Since President Trump announced a new strategy for the war in Afghanistan over the summer, the United States has sent thousands more troops there and bulked up its airpower.

At the top of a meeting with Mattis on Tuesday, Afghan President Ashraf Ghani called the new strategy a “game-changer.”

“It has been a game-changer because it has forced every actor to re-examine their assumptions,” he said.

Speaking to reporters on the plane, Mattis reiterated that the United States defines victory in Afghanistan as political reconciliation, not a military victory.

Mattis said the goal is to take advantage of fracturing among the Taliban and peel off those who are tired of fighting.
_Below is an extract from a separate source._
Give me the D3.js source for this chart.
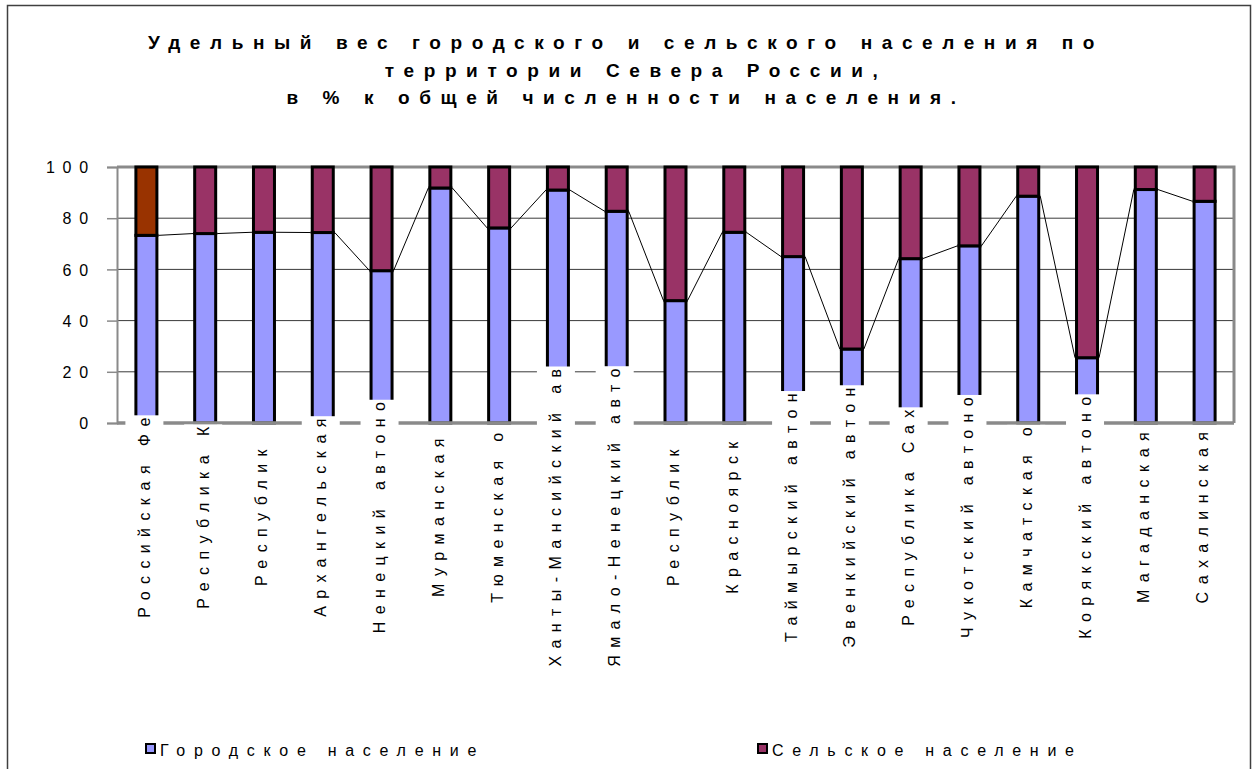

But, he added, it may be a “bridge too far” for the entire Taliban to reconcile with the government.

“In other words, it may not be that the whole Taliban comes over in one fell swoop,” he said. “That may be a bridge too far to expect. But there are elements of the Taliban clearly interested in talking to the Afghan government. And so we’re going to encourage that.”

The Taliban has said it will talk to the United States, but not the Western-backed Afghan government the insurgents see as illegitimate. Mattis, though, said that “right now, we want to go by, with and through the Afghan-led process.”

Another major element of Trump’s strategy has been to pressure Pakistan to do more to fight terrorists within its borders that come over through Afghanistan. The Trump administration has cut off aid to Pakistan as part of the pressure.

Mattis said he’s seen initial indications that there have been changes in Pakistan’s behavior but that he wants to use the trip to find out more. 

“I want to talk to people here and see the reality of how they see it, and go back and talk to our intelligence agencies to get a full assessment of where we’re at,” he said.